UK Lords Panel Pushes Back on BoE Stablecoin Limits
A UK House of Lords committee has pressed the Bank of England to rethink parts of its proposed systemic stablecoin regime before final rules are set.
CoinDesk reported that the Lords Financial Services Regulation Committee's new report calls for the central bank to reconsider proposed holding limits on consumer stablecoins. The same report also questioned the proposed requirement that systemic stablecoin issuers keep at least 40% of backing assets in unremunerated central bank deposits.
The Bank of England's consultation, published in November, proposed temporary per-coin limits of £20,000 for individuals and £10 million for businesses, with exemptions for larger firms where needed. It also proposed allowing issuers to hold up to 60% of backing assets in short-term UK government debt, while the remaining 40% would sit in unremunerated accounts at the Bank.

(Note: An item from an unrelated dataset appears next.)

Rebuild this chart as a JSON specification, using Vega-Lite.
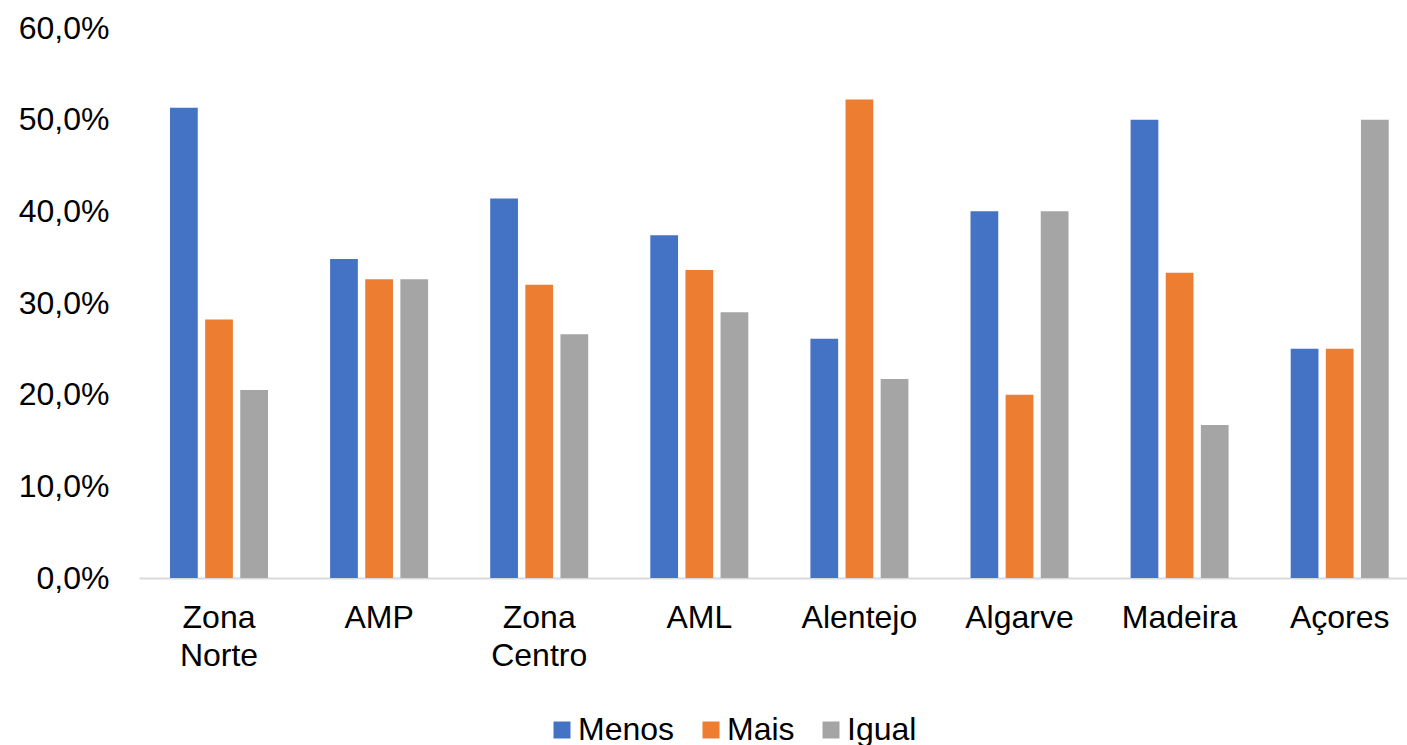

The policy tension is straightforward. The Bank is trying to limit financial-stability risks if sterling stablecoins become widely used for payments, especially the risk that deposits move quickly out of commercial banks. The Lords committee is warning that strict limits and low-yield reserve requirements could make UK issuance less viable at an early stage of the market.
For crypto policy, the issue is less about whether stablecoins should be regulated than how quickly the UK wants sterling-denominated tokens to develop. A more conservative final rule could protect the banking system during adoption, but it may also leave UK users relying on dollar stablecoins and offshore regimes for practical payment use cases.